Conversion strategy – why you shouldn’t start with tactics
There's a big difference between tactics and strategy, and getting it wrong is holding back your CRO efforts.
Before we get started with what a conversion strategy is, there’s seems to be confusion over what the word strategy actually means and a lot of people get strategy confused with tactics.
“Strategy is a set of choices used to achieve an overall objective whereas tactics are the specific actions used when applying those strategic choices.” source
To simplify it even further, strategy is the plan, and tactics are the execution of the plan.
Before you set out your conversion strategy, you have to define your goals and objectives, here’s a simple diagram we’ve made to explain this with an example next to it:
Don’t trust what you read online
If you search ‘conversion strategy’ or ‘CRO strategy’, you’ll find tonnes of articles telling you ‘top 5 CRO strategies’. We call bullshit on this.
First of all, they’re mostly giving you tactics and not strategies. Secondly, you can’t copy and paste a strategy made for one business with a certain set of problems and use it on a completely different business with a completely different set of problems, it’s not going to work in reality. Steer clear and use the framework above.
Where we see people going wrong with conversion strategy
1. Diving straight into implementing best practices
Something we’ve seen far too often is when marketers blindly implement a list of ‘best practices’ that are recommended in a ‘top 20’ type article.
First of all, this is tactical and doesn’t have an overarching strategy defining your actions. Secondly, best practices won’t always help. Sure, improving page speed, accessibility, and adding reviews will most likely help you, but for everything else, there’s a reason we A/B test: not everything will work with your audience.

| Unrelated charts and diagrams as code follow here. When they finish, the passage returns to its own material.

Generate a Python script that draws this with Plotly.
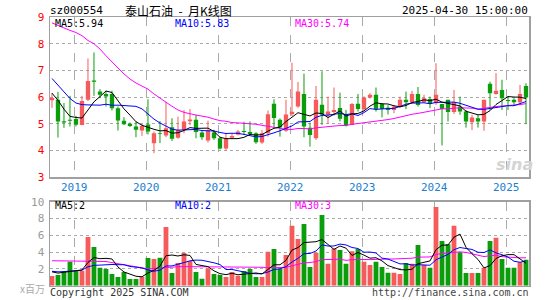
import plotly.graph_objects as go
import pandas as pd

# ---------------- data (monthly K, 2018-09 .. 2025-04) ----------------
opens = [5.88, 5.90, 5.10, 5.15, 5.18, 4.96, 5.90, 6.62, 6.21, 6.12,
         6.12, 5.58, 5.12, 5.00, 4.90, 4.75, 4.98, 4.27, 4.66, 4.56,
         4.87, 4.48, 4.77, 5.10, 5.15, 4.68, 4.38, 4.68, 4.46, 4.08,
         4.48, 4.60, 4.72, 4.70, 4.65, 4.30, 4.65, 5.75, 5.15, 4.74,
         5.36, 5.65, 6.12, 4.85, 4.46, 5.72, 5.34, 5.44, 5.59, 5.36,
         4.96, 5.75, 5.55, 5.99, 6.09, 5.74, 5.60, 5.52, 5.65, 5.90,
         5.81, 6.12, 5.81, 5.93, 5.77, 5.74, 5.90, 5.44, 5.65, 5.46,
         5.06, 5.21, 5.09, 6.50, 6.12, 6.27, 5.88, 5.90, 5.81, 6.42]
highs = [6.15, 6.20, 5.78, 6.05, 5.30, 6.05, 7.45, 7.67, 6.30, 6.24,
         6.24, 5.65, 5.25, 5.05, 5.09, 5.00, 5.92, 4.72, 5.10, 5.83,
         5.21, 5.27, 5.52, 5.55, 5.34, 4.75, 5.12, 4.78, 4.52, 4.65,
         4.66, 4.77, 5.08, 5.09, 4.69, 4.77, 5.50, 5.92, 5.20, 5.90,
         7.29, 6.57, 6.88, 5.05, 6.42, 6.97, 6.02, 6.36, 6.17, 5.52,
         5.78, 6.12, 6.03, 6.15, 6.36, 5.78, 5.70, 5.71, 6.02, 6.21,
         6.24, 6.38, 6.09, 6.02, 7.27, 5.75, 5.90, 6.27, 6.02, 5.52,
         5.34, 5.34, 5.90, 6.58, 6.90, 6.65, 6.02, 5.96, 6.46, 6.52]
lows = [5.60, 4.49, 4.85, 4.90, 4.90, 4.95, 5.85, 6.05, 5.96, 5.65,
        5.50, 4.75, 4.95, 4.88, 4.50, 4.55, 4.60, 3.90, 4.28, 4.50,
        4.36, 4.44, 4.65, 4.95, 4.46, 4.40, 4.30, 4.40, 4.04, 4.00,
        4.43, 4.57, 4.60, 4.58, 4.25, 4.25, 4.52, 4.85, 4.52, 4.70,
        5.28, 5.60, 4.50, 4.15, 4.40, 4.96, 5.00, 5.30, 5.09, 4.90,
        4.96, 5.46, 5.47, 5.95, 5.46, 5.24, 5.35, 5.40, 5.60, 5.55,
        5.77, 5.65, 5.80, 5.59, 5.71, 4.19, 5.09, 5.37, 5.34, 4.86,
        4.77, 4.86, 4.74, 5.52, 6.09, 5.52, 5.52, 5.70, 5.71, 4.99]
closes = [5.97, 5.09, 5.05, 5.12, 4.97, 5.86, 6.60, 6.58, 6.09, 6.02,
          5.58, 5.13, 4.99, 4.92, 4.78, 4.92, 4.71, 4.65, 4.63, 4.84,
          4.44, 4.77, 5.09, 5.16, 4.70, 4.50, 4.75, 4.46, 4.08, 4.44,
          4.55, 4.71, 4.70, 4.62, 4.31, 4.65, 5.36, 5.22, 4.86, 5.35,
          5.45, 6.21, 4.90, 4.58, 5.90, 5.34, 5.46, 5.52, 5.19, 4.94,
          5.74, 5.56, 5.99, 6.09, 5.56, 5.56, 5.52, 5.65, 5.90, 5.81,
          6.12, 5.71, 5.96, 5.74, 6.09, 5.56, 5.44, 5.81, 5.46, 5.09,
          5.24, 5.09, 5.90, 6.15, 6.24, 5.96, 5.86, 5.81, 6.12, 5.99]
volumes = [1.15, 1.27, 1.67, 2.86, 1.75, 1.79, 5.79, 4.60, 2.14, 1.98,
           1.39, 1.03, 1.63, 0.79, 0.79, 1.07, 3.29, 3.17, 3.33, 6.98,
           1.50, 2.70, 3.89, 2.94, 1.63, 0.83, 2.06, 1.39, 1.27, 1.03,
           1.63, 1.19, 1.75, 1.98, 1.03, 1.03, 4.05, 4.37, 1.98, 3.65,
           7.14, 5.56, 7.34, 2.22, 3.93, 8.41, 2.62, 4.44, 4.25, 2.62,
           4.09, 4.37, 2.86, 2.46, 2.86, 2.22, 1.55, 1.55, 1.39, 2.70,
           2.62, 4.84, 2.46, 2.14, 9.37, 5.32, 4.92, 7.14, 3.97, 1.50,
           1.50, 1.50, 2.14, 5.32, 5.71, 3.17, 2.14, 2.14, 2.78, 3.10]

# moving-average values before enough history exists
ma5_head = [6.15, 5.88, 5.55, 5.28]
ma10_head = [6.70, 6.46, 6.19, 5.95, 5.78, 5.72, 5.71, 5.71, 5.70]
ma30_head = [8.78, 8.67, 8.59, 8.50, 8.42, 8.30, 8.12, 8.00, 7.80, 7.55,
             7.30, 7.09, 6.87, 6.68, 6.53, 6.42, 6.30, 6.12, 5.95, 5.81,
             5.66, 5.52, 5.43, 5.37, 5.33, 5.29, 5.25, 5.18, 5.12]
vma5_head = [1.65, 1.50, 1.60, 1.70]
vma10_head = [1.72, 1.65, 1.68, 1.75, 1.80, 1.85, 2.25, 2.42, 2.45]
vma30_head = [2.97, 2.96, 2.95, 2.94, 2.92, 2.90, 2.92, 2.95, 2.95, 2.88,
              2.75, 2.62, 2.50, 2.38, 2.25, 2.10, 2.00, 2.05, 2.12, 2.20,
              2.25, 2.26, 2.27, 2.27, 2.27, 2.26, 2.26, 2.26, 2.26]

years = ["2019", "2020", "2021", "2022", "2023", "2024", "2025"]
price_ticks = [3, 4, 5, 6, 7, 8, 9]
vol_ticks = [2, 4, 6, 8, 10]

title_code = "sz000554"
title_name = "泰山石油&nbsp; -&nbsp; 月K线图"
time_text = "2025-04-30 15:00:00"
price_ma_labels = ["MA5:5.94", "MA10:5.83", "MA30:5.74"]
vol_ma_labels = ["MA5:2", "MA10:2", "MA30:3"]
vol_unit = "x百万"
copyright_text = "Copyright 2025 SINA.COM"
url_text = "http://finance.sina.com.cn"

# ---------------- derived ----------------
n = len(closes)
idx = list(range(n))


def moving(vals, w, head):
    s = pd.Series(vals).rolling(w).mean().tolist()
    for k, h in enumerate(head):
        s[k] = h
    return s


ma5 = moving(closes, 5, ma5_head)
ma10 = moving(closes, 10, ma10_head)
ma30 = moving(closes, 30, ma30_head)
vma5 = moving(volumes, 5, vma5_head)
vma10 = moving(volumes, 10, vma10_head)
vma30 = moving(volumes, 30, vma30_head)

RED = "#f65b5b"
GREEN = "#0b9d0b"
up = [c >= o for o, c in zip(opens, closes)]
colors = [RED if u else GREEN for u in up]
bases = [min(o, c) for o, c in zip(opens, closes)]
heights = [max(abs(c - o), 0.03) for o, c in zip(opens, closes)]

fig = go.Figure()

for flag, col in ((True, RED), (False, GREEN)):
    wx, wy = [], []
    for i in idx:
        if up[i] == flag:
            wx += [i, i, None]
            wy += [lows[i], highs[i], None]
    fig.add_trace(go.Scatter(x=wx, y=wy, mode="lines",
                             line=dict(color=col, width=1),
                             hoverinfo="skip", xaxis="x", yaxis="y"))

fig.add_trace(go.Bar(x=idx, y=heights, base=bases, width=0.72,
                     marker=dict(color=colors, line=dict(width=0)),
                     xaxis="x", yaxis="y"))

for vals, col in ((ma30, "#ff00ff"), (ma10, "#0000ff"), (ma5, "#000000")):
    fig.add_trace(go.Scatter(x=idx, y=vals, mode="lines",
                             line=dict(color=col, width=1),
                             xaxis="x", yaxis="y"))

fig.add_trace(go.Bar(x=idx, y=volumes, width=0.8,
                     marker=dict(color=colors, line=dict(width=0)),
                     xaxis="x2", yaxis="y2"))
for vals, col in ((vma30, "#ff00ff"), (vma10, "#0000ff"), (vma5, "#000000")):
    fig.add_trace(go.Scatter(x=idx, y=vals, mode="lines",
                             line=dict(color=col, width=1),
                             xaxis="x2", yaxis="y2"))

# ---------------- layout ----------------
W, H = 545, 300
ML, MR, MT, MB = 50, 16, 17, 14
PW, PH = W - ML - MR, H - MT - MB


def px(x):
    return (x - ML) / PW


def py(y):
    return (H - MB - y) / PH


year_pos = [3.73 + 12 * k for k in range(len(years))]
xr = [-0.33, 79.5]
MONO = "DejaVu Sans Mono"
GRID = "#aaaaaa"
FRAME = "#a0a0a0"

common_x = dict(range=xr, tickvals=year_pos, showgrid=True, gridcolor=GRID,
                griddash="dash", gridwidth=1, zeroline=False, showline=True,
                mirror=True, linecolor=FRAME, linewidth=1.5, ticks="",
                showticklabels=False, automargin=False, fixedrange=True)
common_y = dict(showgrid=True, gridcolor=GRID, griddash="dot", zeroline=False,
                showline=True, mirror=True, linecolor=FRAME, linewidth=1.5,
                ticks="outside", ticklen=2, tickcolor="rgba(0,0,0,0)",
                automargin=False, fixedrange=True)
fig.update_layout(
    template="none",
    width=W, height=H, autosize=False,
    margin=dict(l=ML, r=MR, t=MT, b=MB, pad=0),
    paper_bgcolor="white", plot_bgcolor="white",
    showlegend=False, barmode="overlay", hovermode=False,
    xaxis=dict(domain=[0, 1], anchor="y", **common_x),
    yaxis=dict(domain=[py(177.3), 1.0], range=[3, 9], tickvals=price_ticks,
               tickfont=dict(family=MONO, size=11, color="#ff0000"), **common_y),
    xaxis2=dict(domain=[0, 1], anchor="y2", **common_x),
    yaxis2=dict(domain=[py(285.7), py(201.7)], range=[0, 10], tickvals=vol_ticks,
                tickfont=dict(family=MONO, size=11, color="#999999"), **common_y),
)


def label(text, x, y, color="#000", size=10, xanchor="left", family=MONO,
          xref="paper"):
    fig.add_annotation(text=text, x=px(x) if xref == "paper" else x, y=py(y),
                       xref=xref, yref="paper",
                       showarrow=False, xanchor=xanchor, yanchor="middle",
                       borderpad=0,
                       font=dict(family=family, size=size, color=color))


# year labels under the price panel, centred on the dashed year lines
for yr, pos in zip(years, year_pos):
    label(yr, pos, 187, color="#1a80d0", size=11, xanchor="center", xref="x")

label(title_code, 49, 11, size=11)
label(title_name, 178, 11, size=12, xanchor="center", family="Noto Sans CJK SC")
label(time_text, 529, 11, size=11, xanchor="right")

ma_cols = ["#000000", "#0000ff", "#ff00ff"]
ma_x = [54, 174, 294]
for t, c, x in zip(price_ma_labels, ma_cols, ma_x):
    label(t, x, 24, color=c, size=10)
for t, c, x in zip(vol_ma_labels, ma_cols, ma_x):
    label(t, x, 206, color=c, size=10)

label(vol_unit, 46, 288, color="#aaaaaa", size=10, xanchor="right",
      family="Noto Sans CJK SC")
label(copyright_text, 49, 292, color="#333333", size=10)
label(url_text, 530, 292, color="#444444", size=10, xanchor="right")
label("<b><i>sina</i></b>", 514, 164, color="#d4d4d4", size=16,
      xanchor="center", family="DejaVu Sans")

fig.write_html("out.html",
               config={"displayModeBar": False, "staticPlot": True},
               post_script="document.body.style.margin='0';"
                           "document.body.style.overflow='hidden';")
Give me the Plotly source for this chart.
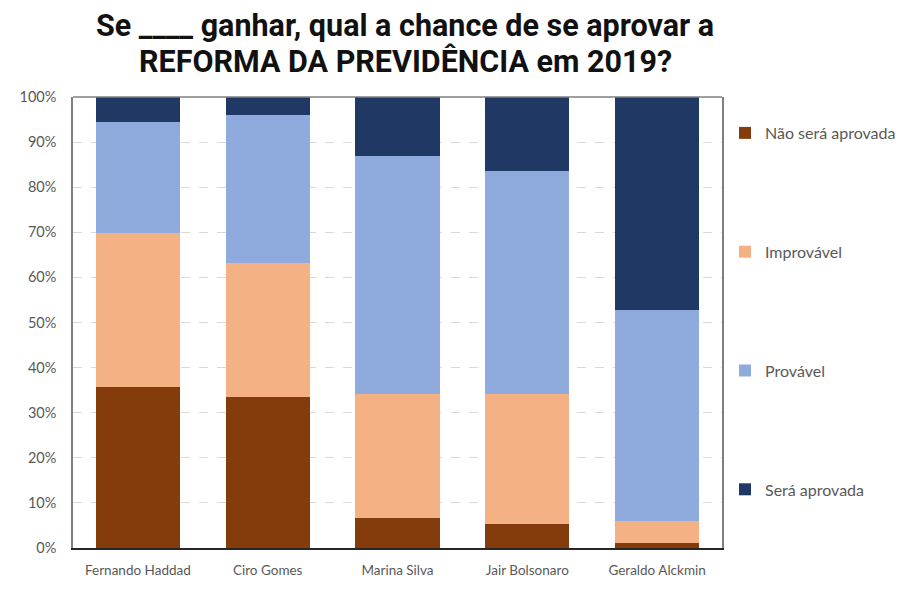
import plotly.graph_objects as go

categories = ["Fernando Haddad", "Ciro Gomes", "Marina Silva", "Jair Bolsonaro", "Geraldo Alckmin"]
nao_sera = [35.6, 33.4, 6.7, 5.3, 1.2]
improvavel = [34.2, 29.8, 27.5, 28.9, 4.8]
provavel = [24.6, 32.8, 52.7, 49.4, 46.7]
sera = [5.6, 4.0, 13.1, 16.4, 47.3]
series_names = ["Não será aprovada", "Improvável", "Provável", "Será aprovada"]
colors = ["#843C0C", "#F4B183", "#8FAADC", "#203864"]
tick_vals = [0, 10, 20, 30, 40, 50, 60, 70, 80, 90, 100]
tick_text = [f"{v}%" for v in tick_vals]
title_lines = ["Se ____ ganhar, qual a chance de se aprovar a", "REFORMA DA PREVIDÊNCIA em 2019?"]

fig = go.Figure()
for i, (name, vals) in enumerate(zip(series_names, [nao_sera, improvavel, provavel, sera])):
    fig.add_trace(go.Bar(
        x=categories, y=vals, name=name, marker_color=colors[i],
        marker_line_width=0, legendgroup=f"g{i}",
    ))

FONT = "Lato, sans-serif"
W, H = 898, 583
fig.update_layout(
    barmode="stack",
    bargap=0.35,
    width=W, height=H,
    margin=dict(l=65, r=184, t=89, b=43, autoexpand=False),
    plot_bgcolor="white", paper_bgcolor="white",
    legend=dict(
        xref="container", yref="container",
        x=717/W, y=1 - 108/H, xanchor="left", yanchor="top",
        traceorder="grouped", tracegroupgap=95,
        font=dict(family=FONT, size=16, color="#595959"),
        itemwidth=30, maxheight=560,
    ),
    showlegend=True,
)
for line, yp in zip(title_lines, [(540 - 18) / 451, (540 - 53) / 451]):
    fig.add_annotation(
        text=line, xref="paper", yref="paper", x=0.5116, y=yp,
        xanchor="center", yanchor="middle", showarrow=False,
        font=dict(family="Roboto, sans-serif", size=30.5, color="#111111", weight="bold"),
    )
fig.update_xaxes(
    showline=True, linecolor="#262626", linewidth=1.5,
    tickfont=dict(family=FONT, size=13.5, color="#595959"),
    ticks="", showgrid=False, ticklabelstandoff=9,
)
fig.update_yaxes(
    range=[0, 100], tickvals=tick_vals, ticktext=tick_text,
    showline=True, linecolor="#7F7F7F", linewidth=1.5, mirror=True,
    showgrid=True, gridcolor="#D9D9D9", griddash="dash", gridwidth=1,
    tickfont=dict(family=FONT, size=14.5, color="#595959"),
    ticks="", zeroline=False, ticklabelstandoff=12,
)
fig.add_shape(type="line", xref="paper", yref="paper", x0=0, x1=1, y0=1, y1=1,
              line=dict(color="#7F7F7F", width=1.5))
fig.write_html("out.html")
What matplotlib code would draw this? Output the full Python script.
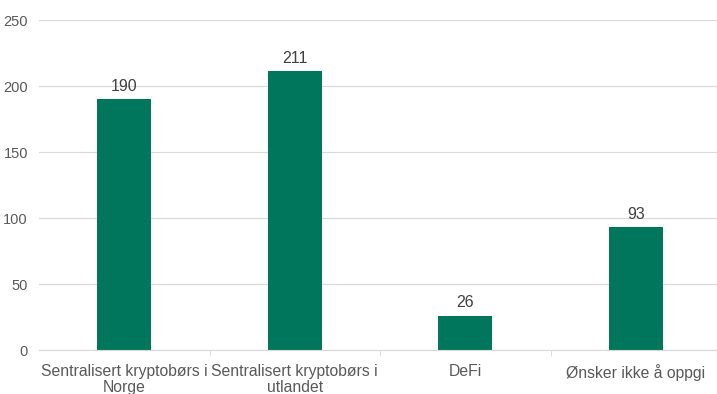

Let’s say 50% of your 20 changes work, and 50% don’t. You’ll end up in the same position as before without knowing what’s worked and what hasn’t (you can’t isolate the impact of each change) so you’ve learned nothing for the future. There’s also the risk that more changes fail than win, and then you’re worse off than before with a big development bill to pay.
2. Diving straight into A/B testing
This is also a tactic-first approach. It’s better than nothing, but it runs the risk of lacking a focus around what problems you’re solving for users. We’ve seen too many companies A/B testing trending elements like sticky CTAs and button colours rather than taking a step back, doing their research, creating hypotheses, then testing said hypotheses in a controlled manner.
3. Using strategies which aren’t based on user research
In order to have a good hypothesis in A/B testing, it needs to be backed by some valid research rather than just opinion and cognitive biases. The same goes with your conversion strategy. Your CEO might say “X competitor has this on their website, let’s copy them” but you don’t know if this works for them, or if it will work for your audience or if it’s solving a problem. Always listen to research data and don’t let a HIPPO guide your plan.
A great conversion strategy focuses on your customers
In a letter to shareholders in 1997, Jeff Bezos said two phrases which all good strategies should remember: “It’s all about the long term” and “Obsess over customers”. Amazon is continuously optimising and leads the way in running a high converting website that’s not focusing on pretty designs but on what their customers want. That’s why Amazon.com boasts conversion rates for non-prime customers at around 13% and prime customers at around 74%. Source.
A great CRO strategy will be:
- Focused on your customers
- Adaptable to change
- Not just for your CRO / Marketing department alone – your CRO strategies should be integrated within the company’s culture
- Involving proper processes for research, hypothesis development, testing, and execution
With a good conversion strategy, you’ll be more likely to achieve winning tests on your website and that will generate more leads/sales, improve return on investment, improve customer satisfaction, and generate higher customer lifetime value.